60th Anniversary Event

Values Education in the Early Years

Speakers:

Christina Easton (University of Warwick): “Early years reading programmes and LGBT-affirmative education”
Liz Pemberton (The Black Nursery Manager): “Why Anti-Racist Practice is Important in the Early Years” 
Dominic Wyse (Institute of Education, UCL): Values in education: from national curricula to children’s agency
Michael Hand (School of Education, University of Birmingham): “Moral formation and moral inquiry in the early years”

Registration: Please email d.vanello@ucl.ac.uk

According to many philosophers, and certainly many parents, a desirable aim of education is that children develop ethical virtues such as kindness, respect, compassion, tolerance, inclusivity, and so on. This is often discussed under the rubric of ‘Values Education’. Values Education, as understood here, refers to the educational process by which children learn values conducive to positive and prosocial attitudes.

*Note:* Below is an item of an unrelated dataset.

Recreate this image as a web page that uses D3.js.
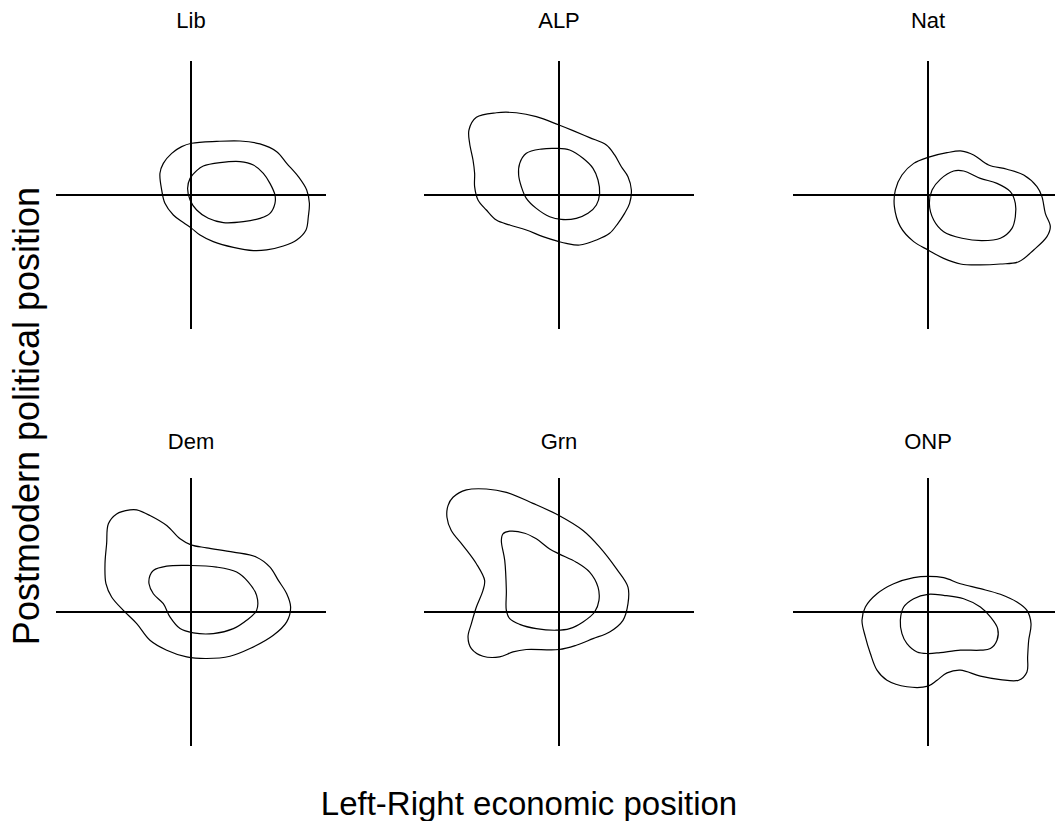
<!DOCTYPE html>
<html>
<head>
<meta charset="utf-8">
<script src="https://cdn.jsdelivr.net/npm/d3@7"></script>
<style>
  html, body { margin: 0; padding: 0; background: #fff; }
  svg { display: block; }
  text { font-family: "Liberation Sans", Arial, sans-serif; fill: #000; }
</style>
</head>
<body>
<svg id="chart" width="1055" height="821"></svg>
<script>
// Panel titles (parties)
const parties = ["Lib", "ALP", "Nat", "Dem", "Grn", "ONP"];
const xLabel = "Left-Right economic position";
const yLabel = "Postmodern political position";

// Density contours (outer = lower level, inner = higher level), [x, y] on a -1..1 scale
const libOuter = [[0.005,0.386],[0.19,0.40],[0.363,0.403],[0.511,0.381],[0.635,0.323],[0.709,0.236],[0.795,0.137],[0.857,0.037],[0.877,-0.062],[0.869,-0.162],[0.852,-0.261],[0.783,-0.336],[0.684,-0.381],[0.560,-0.410],[0.462,-0.415],[0.314,-0.391],[0.165,-0.348],[0.067,-0.299],[0.005,-0.249],[-0.057,-0.206],[-0.131,-0.149],[-0.193,-0.062],[-0.217,0.037],[-0.230,0.162],[-0.205,0.236],[-0.143,0.311],[-0.069,0.361]];
const libInner = [[0.091,0.216],[0.215,0.241],[0.363,0.249],[0.462,0.224],[0.536,0.162],[0.585,0.087],[0.622,0],[0.622,-0.062],[0.585,-0.137],[0.511,-0.174],[0.388,-0.199],[0.240,-0.206],[0.128,-0.174],[0.042,-0.112],[-0.007,-0.037],[-0.025,0.050],[-0.007,0.124],[0.042,0.182]];

const alpOuter = [[-0.612,0.580],[-0.464,0.614],[-0.316,0.614],[-0.168,0.585],[0,0.522],[0.104,0.480],[0.227,0.428],[0.351,0.373],[0.412,0.299],[0.462,0.211],[0.511,0.137],[0.536,0.037],[0.523,-0.062],[0.486,-0.137],[0.437,-0.211],[0.375,-0.286],[0.277,-0.336],[0.153,-0.373],[0.054,-0.361],[0,-0.348],[-0.119,-0.311],[-0.242,-0.261],[-0.365,-0.224],[-0.464,-0.187],[-0.538,-0.112],[-0.600,-0.037],[-0.625,0.062],[-0.625,0.162],[-0.637,0.261],[-0.662,0.386],[-0.667,0.485]];
const alpInner = [[-0.242,0.311],[-0.131,0.343],[-0.020,0.348],[0.079,0.336],[0.178,0.274],[0.252,0.199],[0.289,0.112],[0.301,0.012],[0.277,-0.075],[0.215,-0.137],[0.128,-0.174],[0.017,-0.182],[-0.069,-0.162],[-0.168,-0.100],[-0.242,-0.025],[-0.279,0.062],[-0.299,0.149],[-0.291,0.236]];

const natOuter = [[0,0.281],[0.141,0.316],[0.252,0.328],[0.338,0.299],[0.449,0.224],[0.585,0.192],[0.709,0.149],[0.807,0.062],[0.844,-0.012],[0.869,-0.137],[0.906,-0.236],[0.881,-0.311],[0.783,-0.410],[0.672,-0.498],[0.536,-0.515],[0.388,-0.522],[0.240,-0.515],[0.116,-0.473],[0,-0.410],[-0.106,-0.348],[-0.205,-0.236],[-0.249,-0.087],[-0.242,0.037],[-0.193,0.149],[-0.106,0.236]];
const natInner = [[0.030,0.037],[0.091,0.117],[0.190,0.179],[0.264,0.179],[0.388,0.124],[0.511,0.087],[0.610,0.025],[0.647,-0.062],[0.647,-0.162],[0.622,-0.249],[0.536,-0.323],[0.400,-0.341],[0.252,-0.323],[0.116,-0.274],[0.042,-0.187],[0.010,-0.062]];

const demOuter = [[-0.551,0.732],[-0.612,0.658],[-0.625,0.509],[-0.637,0.360],[-0.630,0.211],[-0.588,0.112],[-0.501,0.012],[-0.402,-0.087],[-0.304,-0.211],[-0.180,-0.285],[-0.032,-0.335],[0.116,-0.347],[0.289,-0.330],[0.437,-0.273],[0.610,-0.174],[0.709,-0.074],[0.738,0.037],[0.709,0.136],[0.647,0.236],[0.585,0.335],[0.486,0.409],[0.314,0.447],[0.116,0.479],[0,0.501],[-0.081,0.546],[-0.180,0.645],[-0.304,0.720],[-0.402,0.762],[-0.452,0.762]];
const demInner = [[-0.279,0.310],[-0.180,0.342],[0,0.347],[0.190,0.335],[0.338,0.298],[0.425,0.223],[0.486,0.124],[0.486,0.012],[0.412,-0.062],[0.314,-0.124],[0.165,-0.161],[0.017,-0.156],[-0.081,-0.124],[-0.156,-0.037],[-0.205,0.062],[-0.279,0.136],[-0.311,0.211],[-0.304,0.273]];

const grnOuter = [[-0.785,0.856],[-0.686,0.911],[-0.538,0.918],[-0.390,0.893],[-0.193,0.811],[0,0.720],[0.178,0.608],[0.301,0.484],[0.425,0.323],[0.511,0.186],[0.511,0.062],[0.474,-0.062],[0.375,-0.149],[0.252,-0.199],[0.128,-0.248],[0,-0.280],[-0.242,-0.280],[-0.341,-0.298],[-0.440,-0.335],[-0.563,-0.330],[-0.649,-0.273],[-0.674,-0.186],[-0.649,-0.087],[-0.612,0.037],[-0.563,0.161],[-0.551,0.236],[-0.612,0.360],[-0.711,0.496],[-0.798,0.608],[-0.830,0.707],[-0.822,0.794]];
const grnInner = [[-0.365,0.603],[-0.254,0.588],[-0.168,0.546],[-0.069,0.471],[0,0.434],[0.128,0.372],[0.227,0.298],[0.289,0.186],[0.296,0.087],[0.264,0],[0.178,-0.074],[0.079,-0.124],[-0.020,-0.136],[-0.168,-0.124],[-0.291,-0.092],[-0.365,-0.050],[-0.390,0.012],[-0.390,0.161],[-0.402,0.385],[-0.427,0.533],[-0.415,0.583]];

const onpOuter = [[0,0.266],[0.116,0.256],[0.240,0.211],[0.388,0.174],[0.536,0.132],[0.659,0.074],[0.733,0.012],[0.763,-0.087],[0.746,-0.211],[0.738,-0.335],[0.733,-0.447],[0.672,-0.509],[0.536,-0.504],[0.388,-0.479],[0.240,-0.434],[0.141,-0.454],[0.067,-0.509],[0,-0.553],[-0.156,-0.558],[-0.304,-0.509],[-0.378,-0.434],[-0.427,-0.310],[-0.464,-0.186],[-0.489,-0.062],[-0.464,0.037],[-0.378,0.136],[-0.254,0.211],[-0.106,0.256]];
const onpInner = [[0,0.132],[0.116,0.124],[0.264,0.099],[0.388,0.037],[0.462,-0.037],[0.516,-0.124],[0.511,-0.211],[0.462,-0.273],[0.388,-0.285],[0.240,-0.285],[0.091,-0.303],[0,-0.310],[-0.081,-0.298],[-0.156,-0.236],[-0.193,-0.161],[-0.205,-0.062],[-0.180,0.037],[-0.106,0.099]];

const contours = [
  [libOuter, libInner], [alpOuter, alpInner], [natOuter, natInner],
  [demOuter, demInner], [grnOuter, grnInner], [onpOuter, onpInner]
];

// Layout
const svg = d3.select("#chart");
const colCenters = [191, 559, 928];
const rowCenters = [195, 612];
const halfW = 135, halfH = 134;

parties.forEach((p, i) => {
  const cx = colCenters[i % 3], cy = rowCenters[Math.floor(i / 3)];
  const x = d3.scaleLinear().domain([-1, 1]).range([cx - halfW, cx + halfW]);
  const y = d3.scaleLinear().domain([-1, 1]).range([cy + halfH, cy - halfH]);
  const g = svg.append("g");

  g.append("line")
    .attr("x1", x(-1)).attr("x2", x(1)).attr("y1", y(0)).attr("y2", y(0))
    .attr("stroke", "#000").attr("stroke-width", 2);
  g.append("line")
    .attr("x1", x(0)).attr("x2", x(0)).attr("y1", y(-1)).attr("y2", y(1))
    .attr("stroke", "#000").attr("stroke-width", 2);

  const line = d3.line().x(d => x(d[0])).y(d => y(d[1])).curve(d3.curveCatmullRomClosed.alpha(0.5));
  contours[i].forEach(c => {
    g.append("path").attr("d", line(c)).attr("fill", "none")
      .attr("stroke", "#000").attr("stroke-width", 1.2);
  });

  g.append("text")
    .attr("x", cx).attr("y", Math.floor(i / 3) === 0 ? 28 : 449)
    .attr("text-anchor", "middle").attr("font-size", 22)
    .text(p);
});

svg.append("text")
  .attr("x", 529).attr("y", 815)
  .attr("text-anchor", "middle").attr("font-size", 33)
  .text(xLabel);

svg.append("text")
  .attr("transform", "translate(39,416) rotate(-90)")
  .attr("text-anchor", "middle").attr("font-size", 36)
  .text(yLabel);
</script>
</body>
</html>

Values education has been discussed by philosophers in particular in relation to school settings with children from middle childhood onwards, approximately from the latter half of primary school onwards. But recent research on moral development has highlighted that children’s moral learning starts already in the early years. Although research on the psychological processes constituting early childhood moral learning is still in its early phases, this research area raises the following questions for Values Education: should Values Education be extended to the early years?